3. Use Quotes Strategically

Quotes work best when exact wording matters or you need expert language for credibility. However, overloading your paper with quotes makes it sound pieced together rather than properly argued.

Short quotes typically work better than long blocks of text. Large passages disrupt your writing flow and distract readers. So, it’s better to pull key phrases instead of reproducing whole paragraphs.

Most importantly, always set up quotes by explaining why they matter to your argument. Name the speaker and connect their words directly to your main point. After including a quote, add your own interpretation rather than simply moving to the next idea.

4. Cite Sources Consistently

Another important factor to prevent plagiarism is the proper use of citations. They basically acknowledge sources and guide readers about the origin of the mentioned information. Different fields require different citation styles. Before proceeding, make sure to verify which format your assignment needs.

They pop up in your text whenever you reference outside material.
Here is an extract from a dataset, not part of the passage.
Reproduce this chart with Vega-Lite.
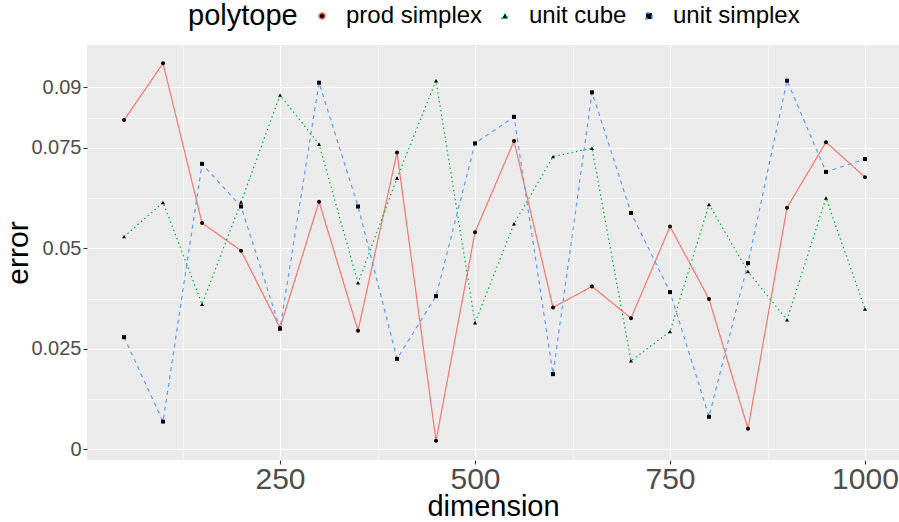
{
  "$schema": "https://vega.github.io/schema/vega-lite/v6.json",
  "width": 812,
  "height": 415,
  "autosize": "none",
  "padding": {"left": 87, "top": 45, "right": 0, "bottom": 62},
  "background": "white",
  "config": {
    "font": "Liberation Sans",
    "view": {"fill": "#EBEBEB", "stroke": null},
    "axis": {
      "domain": false,
      "tickColor": "#333333",
      "tickSize": 4,
      "tickWidth": 1.1,
      "labelColor": "#4D4D4D",
      "titleColor": "black",
      "titleFontWeight": "normal",
      "gridColor": "white",
      "labelFont": "Liberation Sans",
      "titleFont": "Liberation Sans"
    },
    "legend": {
      "labelFont": "Liberation Sans",
      "titleFont": "Liberation Sans"
    }
  },
  "datasets": {
    "errs": [
      {"dimension": 50, "polytope": "prod simplex", "error": 0.0819},
      {"dimension": 100, "polytope": "prod simplex", "error": 0.0960},
      {"dimension": 150, "polytope": "prod simplex", "error": 0.0563},
      {"dimension": 200, "polytope": "prod simplex", "error": 0.0494},
      {"dimension": 250, "polytope": "prod simplex", "error": 0.0302},
      {"dimension": 300, "polytope": "prod simplex", "error": 0.0616},
      {"dimension": 350, "polytope": "prod simplex", "error": 0.0295},
      {"dimension": 400, "polytope": "prod simplex", "error": 0.0738},
      {"dimension": 450, "polytope": "prod simplex", "error": 0.0021},
      {"dimension": 500, "polytope": "prod simplex", "error": 0.0540},
      {"dimension": 550, "polytope": "prod simplex", "error": 0.0767},
      {"dimension": 600, "polytope": "prod simplex", "error": 0.0353},
      {"dimension": 650, "polytope": "prod simplex", "error": 0.0405},
      {"dimension": 700, "polytope": "prod simplex", "error": 0.0326},
      {"dimension": 750, "polytope": "prod simplex", "error": 0.0554},
      {"dimension": 800, "polytope": "prod simplex", "error": 0.0374},
      {"dimension": 850, "polytope": "prod simplex", "error": 0.0051},
      {"dimension": 900, "polytope": "prod simplex", "error": 0.0601},
      {"dimension": 950, "polytope": "prod simplex", "error": 0.0764},
      {"dimension": 1000, "polytope": "prod simplex", "error": 0.0677},
      {"dimension": 50, "polytope": "unit cube", "error": 0.0529},
      {"dimension": 100, "polytope": "unit cube", "error": 0.0614},
      {"dimension": 150, "polytope": "unit cube", "error": 0.0361},
      {"dimension": 200, "polytope": "unit cube", "error": 0.0615},
      {"dimension": 250, "polytope": "unit cube", "error": 0.0881},
      {"dimension": 300, "polytope": "unit cube", "error": 0.0759},
      {"dimension": 350, "polytope": "unit cube", "error": 0.0414},
      {"dimension": 400, "polytope": "unit cube", "error": 0.0675},
      {"dimension": 450, "polytope": "unit cube", "error": 0.0917},
      {"dimension": 500, "polytope": "unit cube", "error": 0.0315},
      {"dimension": 550, "polytope": "unit cube", "error": 0.0561},
      {"dimension": 600, "polytope": "unit cube", "error": 0.0728},
      {"dimension": 650, "polytope": "unit cube", "error": 0.0749},
      {"dimension": 700, "polytope": "unit cube", "error": 0.0220},
      {"dimension": 750, "polytope": "unit cube", "error": 0.0293},
      {"dimension": 800, "polytope": "unit cube", "error": 0.0609},
      {"dimension": 850, "polytope": "unit cube", "error": 0.0442},
      {"dimension": 900, "polytope": "unit cube", "error": 0.0322},
      {"dimension": 950, "polytope": "unit cube", "error": 0.0625},
      {"dimension": 1000, "polytope": "unit cube", "error": 0.0349},
      {"dimension": 50, "polytope": "unit simplex", "error": 0.0279},
      {"dimension": 100, "polytope": "unit simplex", "error": 0.0069},
      {"dimension": 150, "polytope": "unit simplex", "error": 0.0710},
      {"dimension": 200, "polytope": "unit simplex", "error": 0.0604},
      {"dimension": 250, "polytope": "unit simplex", "error": 0.0300},
      {"dimension": 300, "polytope": "unit simplex", "error": 0.0912},
      {"dimension": 350, "polytope": "unit simplex", "error": 0.0604},
      {"dimension": 400, "polytope": "unit simplex", "error": 0.0225},
      {"dimension": 450, "polytope": "unit simplex", "error": 0.0381},
      {"dimension": 500, "polytope": "unit simplex", "error": 0.0761},
      {"dimension": 550, "polytope": "unit simplex", "error": 0.0827},
      {"dimension": 600, "polytope": "unit simplex", "error": 0.0187},
      {"dimension": 650, "polytope": "unit simplex", "error": 0.0888},
      {"dimension": 700, "polytope": "unit simplex", "error": 0.0588},
      {"dimension": 750, "polytope": "unit simplex", "error": 0.0391},
      {"dimension": 800, "polytope": "unit simplex", "error": 0.0081},
      {"dimension": 850, "polytope": "unit simplex", "error": 0.0463},
      {"dimension": 900, "polytope": "unit simplex", "error": 0.0917},
      {"dimension": 950, "polytope": "unit simplex", "error": 0.0690},
      {"dimension": 1000, "polytope": "unit simplex", "error": 0.0722}
    ]
  },
  "data": {"name": "errs"},
  "layer": [
    {
      "mark": {"type": "line", "strokeWidth": 1.2},
      "encoding": {
        "x": {
          "field": "dimension", "type": "quantitative",
          "scale": {"domain": [2.5, 1043.6], "nice": false, "zero": false},
          "axis": {"values": [250, 500, 750, 1000], "format": "d", "grid": true, "gridWidth": 1.1, "labelFontSize": 30, "labelPadding": 0, "title": "dimension", "titleFontSize": 29, "titleY": 55, "titleBaseline": "alphabetic"}
        },
        "y": {
          "field": "error", "type": "quantitative",
          "scale": {"domain": [-0.00266, 0.10057], "nice": false, "zero": false},
          "axis": {"values": [0, 0.025, 0.05, 0.075, 0.09], "format": ".3~f", "grid": true, "gridWidth": 1.1, "labelFontSize": 20, "labelPadding": 2, "title": "error", "titleFontSize": 30, "titleX": -60, "titleBaseline": "alphabetic", "titleAngle": -90}
        },
        "color": {
          "field": "polytope", "type": "nominal",
          "scale": {"domain": ["prod simplex", "unit cube", "unit simplex"], "range": ["#F8766D", "#00BA38", "#619CFF"]},
          "legend": {"orient": "none", "legendX": 101, "legendY": -41, "direction": "horizontal", "titleOrient": "left", "titleFontSize": 29, "titleFontWeight": "normal", "titleColor": "black", "labelFontSize": 24, "labelColor": "black", "columnPadding": 10, "symbolSize": 36, "labelOffset": 12, "titlePadding": 12}
        },
        "strokeDash": {
          "field": "polytope", "type": "nominal",
          "scale": {"domain": ["prod simplex", "unit cube", "unit simplex"], "range": [[1, 0], [1.5, 3], [4, 4]]}
        }
      }
    },
    {
      "mark": {"type": "point", "filled": true, "color": "black", "size": 16, "opacity": 1},
      "encoding": {
        "x": {
          "field": "dimension", "type": "quantitative",
          "axis": {"values": [125, 375, 625, 875], "grid": true, "gridWidth": 0.55, "labels": false, "ticks": false, "title": null, "orient": "top"}
        },
        "y": {
          "field": "error", "type": "quantitative",
          "axis": {"values": [0.0125, 0.0375, 0.0625, 0.0825], "grid": true, "gridWidth": 0.55, "labels": false, "ticks": false, "title": null, "orient": "right"}
        },
        "shape": {
          "field": "polytope", "type": "nominal",
          "scale": {"domain": ["prod simplex", "unit cube", "unit simplex"], "range": ["circle", "triangle-up", "square"]}
        }
      }
    }
  ],
  "resolve": {"axis": {"x": "independent", "y": "independent"}}
}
Each citation connects to full source details in your reference list, creating a complete documentation system that requires both elements to work together.

Always include citations for:

  • Direct quotes from anywhere
  • Paraphrased concepts or information
  • Numbers, data, or findings
  • Visuals from other sources
  • Theories others developed

Your reference list should be at the end of the paper. List all sources alphabetically by author surname and follow the required style guide precisely for formatting.
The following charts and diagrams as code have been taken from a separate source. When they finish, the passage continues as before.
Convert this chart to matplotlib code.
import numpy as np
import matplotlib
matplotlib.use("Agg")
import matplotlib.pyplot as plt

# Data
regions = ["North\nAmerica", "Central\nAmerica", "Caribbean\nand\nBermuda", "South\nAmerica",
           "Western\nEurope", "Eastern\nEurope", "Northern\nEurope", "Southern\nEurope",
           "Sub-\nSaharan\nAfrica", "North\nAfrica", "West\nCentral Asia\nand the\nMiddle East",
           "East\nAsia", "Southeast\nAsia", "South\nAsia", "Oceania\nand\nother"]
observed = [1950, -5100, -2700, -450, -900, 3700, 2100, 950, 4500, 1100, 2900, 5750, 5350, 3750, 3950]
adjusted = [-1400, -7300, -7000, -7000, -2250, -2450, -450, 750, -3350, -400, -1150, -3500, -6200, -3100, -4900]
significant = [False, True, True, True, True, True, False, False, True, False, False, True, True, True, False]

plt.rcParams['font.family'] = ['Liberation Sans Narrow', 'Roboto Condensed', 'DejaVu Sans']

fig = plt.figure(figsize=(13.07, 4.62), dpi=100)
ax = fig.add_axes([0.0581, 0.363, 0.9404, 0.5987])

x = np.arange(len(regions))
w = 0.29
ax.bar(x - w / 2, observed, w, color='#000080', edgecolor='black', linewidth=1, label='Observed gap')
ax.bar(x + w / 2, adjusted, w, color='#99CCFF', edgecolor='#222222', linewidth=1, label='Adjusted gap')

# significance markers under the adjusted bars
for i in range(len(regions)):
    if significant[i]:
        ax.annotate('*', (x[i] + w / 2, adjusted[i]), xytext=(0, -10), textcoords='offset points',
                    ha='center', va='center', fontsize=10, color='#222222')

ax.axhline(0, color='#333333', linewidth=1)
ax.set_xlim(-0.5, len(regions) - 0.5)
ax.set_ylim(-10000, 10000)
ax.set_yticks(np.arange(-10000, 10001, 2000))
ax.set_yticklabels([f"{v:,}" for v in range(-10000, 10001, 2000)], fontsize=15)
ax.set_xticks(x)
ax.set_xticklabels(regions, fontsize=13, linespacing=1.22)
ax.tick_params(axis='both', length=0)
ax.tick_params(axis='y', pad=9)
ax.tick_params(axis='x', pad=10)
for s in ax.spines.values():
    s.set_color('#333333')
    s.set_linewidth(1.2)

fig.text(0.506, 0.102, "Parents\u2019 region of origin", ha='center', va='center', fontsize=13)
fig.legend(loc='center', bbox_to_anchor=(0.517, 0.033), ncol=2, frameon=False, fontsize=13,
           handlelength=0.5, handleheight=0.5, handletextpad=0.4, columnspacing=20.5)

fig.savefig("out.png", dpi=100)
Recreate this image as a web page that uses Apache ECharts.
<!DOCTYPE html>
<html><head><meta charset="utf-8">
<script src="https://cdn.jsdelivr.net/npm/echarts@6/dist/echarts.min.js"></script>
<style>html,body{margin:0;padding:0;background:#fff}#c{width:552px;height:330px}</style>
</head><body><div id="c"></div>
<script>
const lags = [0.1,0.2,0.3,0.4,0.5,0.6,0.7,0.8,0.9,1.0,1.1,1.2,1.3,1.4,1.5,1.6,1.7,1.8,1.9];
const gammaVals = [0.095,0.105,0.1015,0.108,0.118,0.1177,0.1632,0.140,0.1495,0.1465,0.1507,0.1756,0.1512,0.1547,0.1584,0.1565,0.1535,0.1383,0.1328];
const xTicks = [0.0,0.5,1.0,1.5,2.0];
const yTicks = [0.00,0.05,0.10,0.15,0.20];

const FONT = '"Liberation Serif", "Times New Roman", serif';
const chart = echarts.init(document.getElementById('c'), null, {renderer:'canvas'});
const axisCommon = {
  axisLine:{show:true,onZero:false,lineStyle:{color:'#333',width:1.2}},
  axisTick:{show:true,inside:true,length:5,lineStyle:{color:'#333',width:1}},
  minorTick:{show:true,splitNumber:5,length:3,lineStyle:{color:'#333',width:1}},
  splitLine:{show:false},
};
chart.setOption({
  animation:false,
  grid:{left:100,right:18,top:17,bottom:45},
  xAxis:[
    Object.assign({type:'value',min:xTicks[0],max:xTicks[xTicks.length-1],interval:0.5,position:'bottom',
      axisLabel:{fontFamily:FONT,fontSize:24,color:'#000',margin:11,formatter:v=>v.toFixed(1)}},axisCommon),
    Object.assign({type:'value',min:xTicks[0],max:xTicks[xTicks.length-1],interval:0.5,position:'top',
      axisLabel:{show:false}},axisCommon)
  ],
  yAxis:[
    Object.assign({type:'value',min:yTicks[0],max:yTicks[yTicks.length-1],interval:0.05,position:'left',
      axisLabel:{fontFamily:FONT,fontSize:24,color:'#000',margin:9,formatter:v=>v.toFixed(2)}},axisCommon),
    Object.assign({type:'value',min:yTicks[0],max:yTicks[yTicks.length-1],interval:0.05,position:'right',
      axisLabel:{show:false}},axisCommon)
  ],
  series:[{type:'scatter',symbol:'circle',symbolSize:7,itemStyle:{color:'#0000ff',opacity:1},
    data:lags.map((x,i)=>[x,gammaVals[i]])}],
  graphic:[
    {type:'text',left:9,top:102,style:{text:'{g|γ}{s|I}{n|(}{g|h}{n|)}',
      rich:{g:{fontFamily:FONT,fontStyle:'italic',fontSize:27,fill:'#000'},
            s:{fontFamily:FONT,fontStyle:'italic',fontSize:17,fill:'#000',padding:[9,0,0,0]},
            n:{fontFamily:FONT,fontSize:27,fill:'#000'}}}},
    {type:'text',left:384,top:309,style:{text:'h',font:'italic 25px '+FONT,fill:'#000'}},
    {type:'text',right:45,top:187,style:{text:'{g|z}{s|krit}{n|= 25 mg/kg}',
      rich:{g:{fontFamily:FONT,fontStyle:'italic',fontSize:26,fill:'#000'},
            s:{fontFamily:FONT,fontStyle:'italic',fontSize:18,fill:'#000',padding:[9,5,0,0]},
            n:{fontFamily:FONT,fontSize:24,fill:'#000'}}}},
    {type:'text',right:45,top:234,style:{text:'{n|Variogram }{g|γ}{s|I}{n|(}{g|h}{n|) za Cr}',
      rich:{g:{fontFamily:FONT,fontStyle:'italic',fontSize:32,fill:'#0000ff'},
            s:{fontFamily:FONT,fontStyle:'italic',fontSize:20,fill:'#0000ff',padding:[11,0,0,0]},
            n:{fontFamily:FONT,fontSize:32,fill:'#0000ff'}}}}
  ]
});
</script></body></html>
5. Check for Content Duplication

Always review your research paper for plagiarism before submitting it. This allows you to identify potential issues before your professor does. 

Simply run your research paper through a reliable online plagiarism checker. The tool scans your content against massive databases and provides sources where matches are found.
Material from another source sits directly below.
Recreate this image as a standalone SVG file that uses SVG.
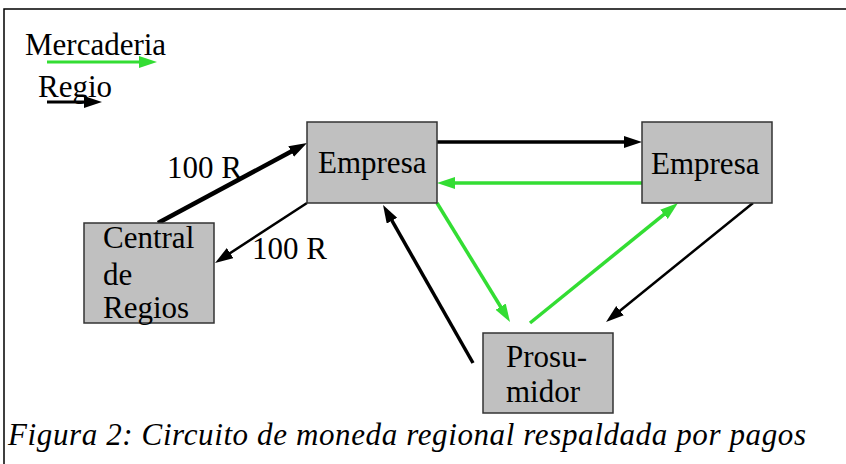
<svg xmlns="http://www.w3.org/2000/svg" width="846" height="464" viewBox="0 0 846 464">
<style>
svg text.t{font-family:"Liberation Serif","Times New Roman",serif !important;font-size:31px;fill:#000}
svg text.cap{font-style:italic}
.box{fill:#c0c0c0;stroke:#333;stroke-width:1.5}
.k{stroke:#000;fill:none;marker-end:url(#ak)}
.g{stroke:#33dd33;fill:none;marker-end:url(#ag)}
</style>
<defs>
<marker id="ak" markerUnits="userSpaceOnUse" markerWidth="20" markerHeight="14" refX="8" refY="6" orient="auto"><path d="M0,0 L18,6 L0,12 Z" fill="#000"/></marker>
<marker id="ag" markerUnits="userSpaceOnUse" markerWidth="20" markerHeight="14" refX="8" refY="6" orient="auto"><path d="M0,0 L18,6 L0,12 Z" fill="#33dd33"/></marker>
</defs>
<rect x="0" y="0" width="846" height="464" fill="#fff"/>
<path d="M4,470 V9 H850" fill="none" stroke="#000" stroke-width="1.5"/>
<g id="legend">
<text class="t" x="25" y="55" style="font-family:'Liberation Serif',serif">Mercaderia</text>
<text class="t" x="38" y="97" style="font-family:'Liberation Serif',serif">Regio</text>
</g>
<g id="connectors">
<line class="g" x1="47" y1="62" x2="147" y2="62" stroke-width="3"/>
<line class="k" x1="47" y1="102" x2="92" y2="102" stroke-width="3"/>
<line class="k" x1="158" y1="223" x2="298.2" y2="147.7" stroke-width="4.5"/>
<line class="k" x1="307" y1="203" x2="223.4" y2="257.5" stroke-width="2.5"/>
<line class="k" x1="437" y1="142" x2="632" y2="142" stroke-width="3.5"/>
<line class="g" x1="642" y1="183" x2="447" y2="183" stroke-width="3.5"/>
<line class="g" x1="437" y1="203" x2="504.8" y2="313.5" stroke-width="3.5"/>
<line class="g" x1="530" y1="323" x2="670.2" y2="209.3" stroke-width="3.5"/>
<line class="k" x1="753" y1="203" x2="613.8" y2="315.7" stroke-width="2.5"/>
<line class="k" x1="473" y1="363" x2="388" y2="213.7" stroke-width="3.5"/>
</g>
<g id="label-100r-a"><text class="t" x="167" y="178" style="font-family:'Liberation Serif',serif">100 R</text></g>
<g id="label-100r-b"><text class="t" x="252" y="259" style="font-family:'Liberation Serif',serif">100 R</text></g>
<g id="empresa1">
<rect class="box" x="307" y="122" width="130" height="81"/>
<text class="t" x="318" y="173" style="font-family:'Liberation Serif',serif">Empresa</text>
</g>
<g id="empresa2">
<rect class="box" x="642" y="122" width="130" height="81"/>
<text class="t" x="651" y="174" style="font-family:'Liberation Serif',serif">Empresa</text>
</g>
<g id="central">
<rect class="box" x="84" y="223" width="130" height="100"/>
<text class="t" x="103" y="248" style="font-family:'Liberation Serif',serif">Central</text>
<text class="t" x="103" y="285" style="font-family:'Liberation Serif',serif">de</text>
<text class="t" x="103" y="318" style="font-family:'Liberation Serif',serif">Regios</text>
</g>
<g id="prosumidor">
<rect class="box" x="483" y="333" width="130" height="80"/>
<text class="t" x="506" y="367" style="font-family:'Liberation Serif',serif">Prosu-</text>
<text class="t" x="506" y="402" style="font-family:'Liberation Serif',serif">midor</text>
</g>
<g id="caption">
<text class="t cap" x="8" y="445" style="font-family:'Liberation Serif',serif;font-style:italic" textLength="798" lengthAdjust="spacing">Figura 2: Circuito de moneda regional respaldada por pagos</text>
</g>
</svg>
Not all matches signal problems: common phrases and correctly cited quotes are fine. Look for sections that lack attribution or duplicate sources.

Fix highlighted problems by adding citations, improving paraphrasing, or inserting quotation marks. Run another scan after changes to verify you’re clear.

6. Develop Your Original Voice

Your research paper should showcase your unique thinking, not just a compilation of what others wrote. The sources should support your arguments while your original analysis leads the discussion.

Start each paragraph with a clear topic sentence stating your point. Use sources as evidence supporting your claims rather than allowing sources to dictate your arguments. Your perspective should guide the paper while sources provide backup.

Finding balance is important. Having too many sources can confuse your thinking, while having too few indicates weak research. Strive for a mix where your analysis interprets and frames the evidence you have gathered.

7. Handle Collaborative Work Carefully

Group assignments can lead to plagiarism issues. Clearly define each person’s contributions to prevent anyone from unintentionally taking credit for someone else’s contribution.

Keep track of who wrote each part. Maintain your individual research and draft versions. This protects you if questions arise later about authorship.

When incorporating what teammates wrote, treat it like any source. Credit individuals appropriately, even if you’re all on the same team. The final product should honestly reflect everyone’s contributions.

Final Steps Before Submission

Final checks catch errors that slipped through:

  • Match in-text citations to reference list entries
  • Run an online plagiarism check once more
  • Fix any flagged sections lacking citations
  • Verify paraphrasing sounds like you
  • Format as per assignment requirements
  • Use a professional filename and save a backup

These steps may take some moments, but they make a bigger difference. 

Conclusion:

Keeping your research original requires careful attention during every stage. The methods we covered in this post will help you stay honest while crediting sources properly. Starting with organized habits, developing strong paraphrasing skills, citing sources thoroughly, and checking your work for originality creates a reliable system. These approaches safeguard your standing while building skills beyond past graduation. Your papers should highlight your thought process, supported by reliable sources.